真木悠介『時間の比較社会学』p. 102

 琉球諸島には「奥武島おーじま」と呼ばれる小島が七つか八つほどあるが、それらはいずれも古代の風葬所だったようである。人が死ぬと、残された人々は遺体を島に置いてくる。死者はやがてニライ・カナイへと還るが、しばらくは島で生前と同じように生活する。

奥武島にて撮影
「青の島」を包みこむ「青の世界」

 「奥武島」は、「青の島」を語源としている。さまざまな原色に疎外された色彩感覚をもつ現代人とは違って、古代の人々は、淡くぼんやりしたイメージをすべて「青」で表した。この写真の空と海はすべて「青」である。

 それぞれの語源になっているように、明るさは「赤」で表され、暗さは「黒」で表される。「白」とは「知る」であり、はっきりしていることを表す。これらで表されないものはすべて「青」となる。「淡い」や「漠い」が語源になっているとも言われ、明るいとも暗いとも言えず、はっきりしないイメージが「青」である。

〔古代の色彩感覚は「青」の原色など想定していないが、その感覚を現代人に理解してもらうのは難しいだろう。そこで、念には念を入れて、以下の写真も掲載することにした。この写真の世界は一面の「青」である。〕

奥武島にて、友人Tが撮影
筆者が「青の世界」を写真に収めようとしている様子

 結局のところ古代琉球の人々は、「死者の世界」を、よく分からない世界としてしか想定しなかった。死者の霊魂は、しばらくは生者の集落の近くに滞在し、やがてニライ・カナイへと還っていく。ぼんやりとしたイメージの世界は、そのまま「青」と呼ばれた。

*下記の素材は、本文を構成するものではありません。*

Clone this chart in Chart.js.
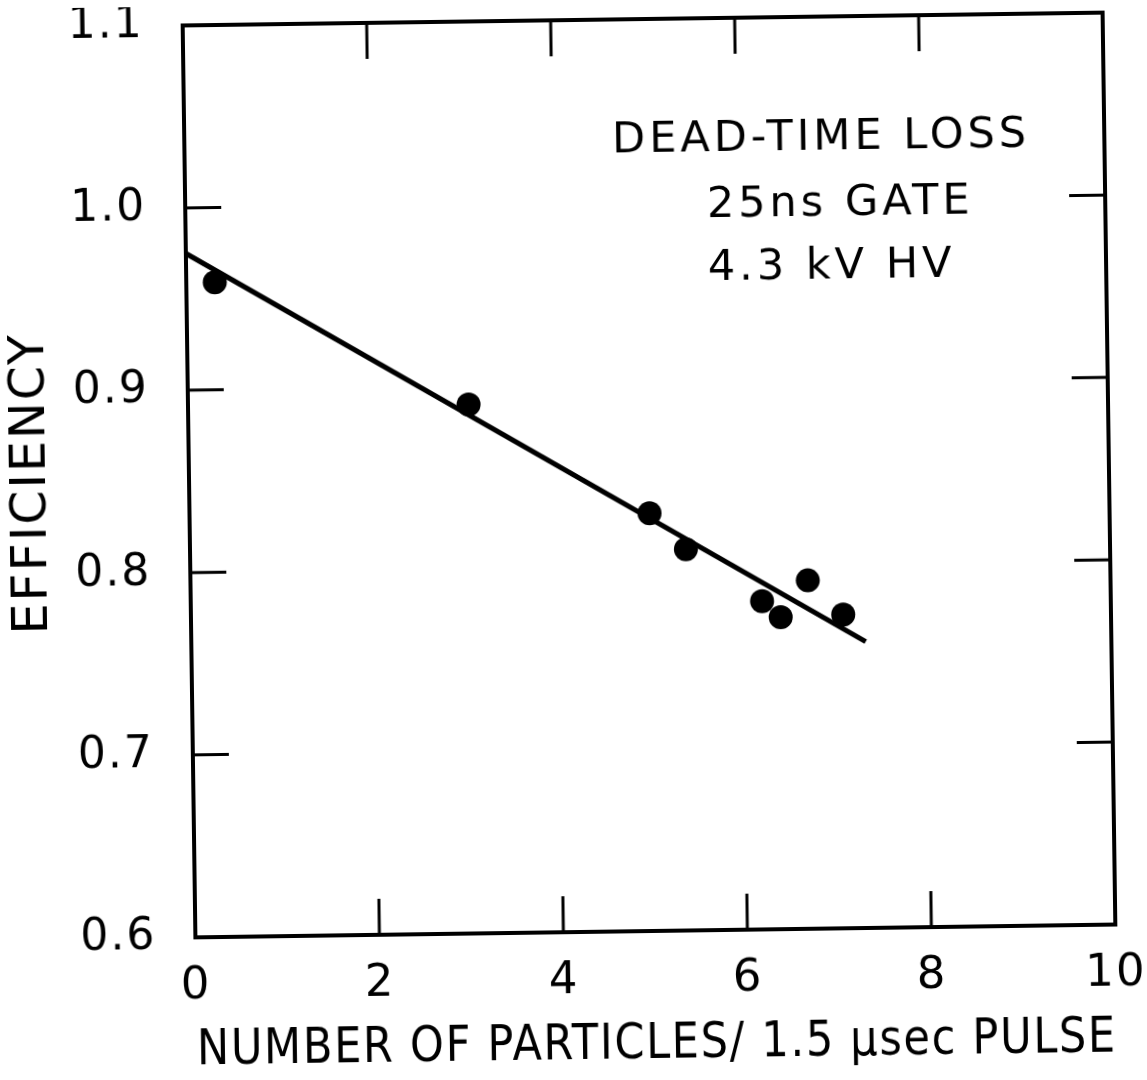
<!DOCTYPE html>
<html>
<head>
<meta charset="utf-8">
<title>Dead-time loss</title>
<script src="https://cdn.jsdelivr.net/npm/chart.js@4.4.0/dist/chart.umd.min.js"></script>
<style>
  body { margin: 0; background: #fff; overflow: hidden; }
  /* the original figure is a scan, sitting a little off square */
  canvas { display: block; transform-origin: 649px 475px; transform: rotate(-0.8deg); }
</style>
</head>
<body>
<canvas id="effChart" width="1147" height="1080"></canvas>
<script>
const particles = [0.31, 3.05, 5.0, 5.39, 6.21, 6.41, 6.71, 7.09];
const efficiency = [0.959, 0.890, 0.829, 0.809, 0.780, 0.771, 0.791, 0.772];

// straight-line fit drawn through them
const fitX = [0, 7.33];
const fitY = [0.975, 0.757];

const xTicks = [0, 2, 4, 6, 8, 10];
const yTicks = [0.6, 0.7, 0.8, 0.9, 1.0, 1.1];

// text block inside the frame: [text, x, y]
const notes = [
    ['DEAD-TIME LOSS', 4.65, 1.033],
    ['25ns GATE', 5.67, 0.997],
    ['4.3 kV HV', 5.67, 0.9625]
];

const FONT = "'DejaVu Sans', sans-serif";

// frame with inward ticks on all four sides + the text block
const framePlugin = {
    id: 'frameTicks',
    beforeDraw(chart) {
        // the hand lettering is wider than DejaVu
        chart.ctx.letterSpacing = '2px';
    },
    afterDatasetsDraw(chart) {
        const ctx = chart.ctx;
        const a = chart.chartArea;
        const xs = chart.scales.x, ys = chart.scales.y;
        const tl = 36;
        ctx.save();
        ctx.strokeStyle = '#000';
        ctx.lineWidth = 4;
        ctx.strokeRect(a.left, a.top, a.right - a.left, a.bottom - a.top);
        ctx.lineWidth = 3;
        ctx.beginPath();
        xTicks.slice(1, -1).forEach(v => {
            const px = xs.getPixelForValue(v);
            ctx.moveTo(px, a.bottom); ctx.lineTo(px, a.bottom - tl);
            ctx.moveTo(px, a.top); ctx.lineTo(px, a.top + tl);
        });
        yTicks.slice(1, -1).forEach(v => {
            const py = ys.getPixelForValue(v);
            ctx.moveTo(a.left, py); ctx.lineTo(a.left + tl, py);
            ctx.moveTo(a.right, py); ctx.lineTo(a.right - tl, py);
        });
        ctx.stroke();

        ctx.fillStyle = '#000';
        ctx.font = '43px ' + FONT;
        ctx.letterSpacing = '4px';
        ctx.textAlign = 'left';
        ctx.textBaseline = 'middle';
        notes.forEach(n => {
            ctx.fillText(n[0], xs.getPixelForValue(n[1]), ys.getPixelForValue(n[2]));
        });
        ctx.restore();
    },
    afterDraw(chart) {
        chart.ctx.letterSpacing = '0px';
    }
};

function noPad(s) {
    s.paddingTop = 0;
    s.paddingBottom = 0;
    s.paddingLeft = 0;
    s.paddingRight = 0;
}

const ctx = document.getElementById('effChart').getContext('2d');
const chart = new Chart(ctx, {
    type: 'scatter',
    data: {
        datasets: [
            {
                label: 'fit',
                data: fitX.map((x, i) => ({ x: x, y: fitY[i] })),
                showLine: true,
                borderColor: '#000',
                borderWidth: 5,
                pointRadius: 0,
                fill: false
            },
            {
                label: 'efficiency',
                data: particles.map((x, i) => ({ x: x, y: efficiency[i] })),
                backgroundColor: '#000',
                borderColor: '#000',
                pointRadius: 12,
                borderWidth: 0
            }
        ]
    },
    options: {
        responsive: false,
        animation: false,
        devicePixelRatio: 1,
        layout: { padding: { top: 19, right: 38, left: 0, bottom: 0 } },
        plugins: {
            legend: { display: false },
            tooltip: { enabled: false }
        },
        scales: {
            x: {
                type: 'linear',
                min: 0,
                max: 10,
                afterBuildTicks: s => { s.ticks = xTicks.map(v => ({ value: v })); },
                afterFit: s => { s.height = 149; noPad(s); },
                grid: { display: false, drawTicks: false },
                border: { display: false },
                ticks: {
                    color: '#000',
                    padding: 22,
                    font: { family: FONT, size: 45 },
                    callback: v => String(v)
                },
                title: {
                    display: true,
                    text: 'NUMBER OF PARTICLES/ 1.5 μsec PULSE',
                    color: '#000',
                    font: { family: FONT, size: 50 },
                    padding: { top: 0, bottom: 5 }
                }
            },
            y: {
                type: 'linear',
                min: 0.6,
                max: 1.1,
                afterBuildTicks: s => { s.ticks = yTicks.map(v => ({ value: v })); },
                afterFit: s => { s.width = 189; noPad(s); },
                grid: { display: false, drawTicks: false },
                border: { display: false },
                ticks: {
                    color: '#000',
                    padding: 39,
                    font: { family: FONT, size: 44 },
                    callback: v => v.toFixed(1)
                },
                title: {
                    display: true,
                    text: 'EFFICIENCY',
                    color: '#000',
                    font: { family: FONT, size: 49 },
                    padding: { top: 3, bottom: 0 }
                }
            }
        }
    },
    plugins: [framePlugin]
});
</script>
</body>
</html>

 ニライ・カナイは、誰もが憧憬する「青の世界」である。理想郷と説明されることが多いけれども、何がどのように理想なのかは分からない。少なくとも安らかな世界であることだけは確かなようである。

 そして、現世からニライ・カナイへと移動するための中間項が「青の島」である。青の島に滞在しているうちに、死者は神となってニライ・カナイに還る。こうして霊魂は、水平線をまたいで往来する。




奥武島にて撮影

 この写真は、奥武島の渚から沖縄本島の渚を眺めたものである。死者の世界と生者の世界は、これほどまでに近い。

 護岸されていない場所を探して、私は奥武島を一周した。本島も奥武島もだいたいのところはコンクリートで護岸されており、ほとんど諦めかけたとき、両岸ともに自然地形を残したところが見つかった。

 渚は、人々が呼吸するところであり、海が呼吸するところである。近代の明晰な意識によって分断されてしまった生者と死者と海とが、ここで呼吸をともにしている。




――友人Tの協力に感謝を示す。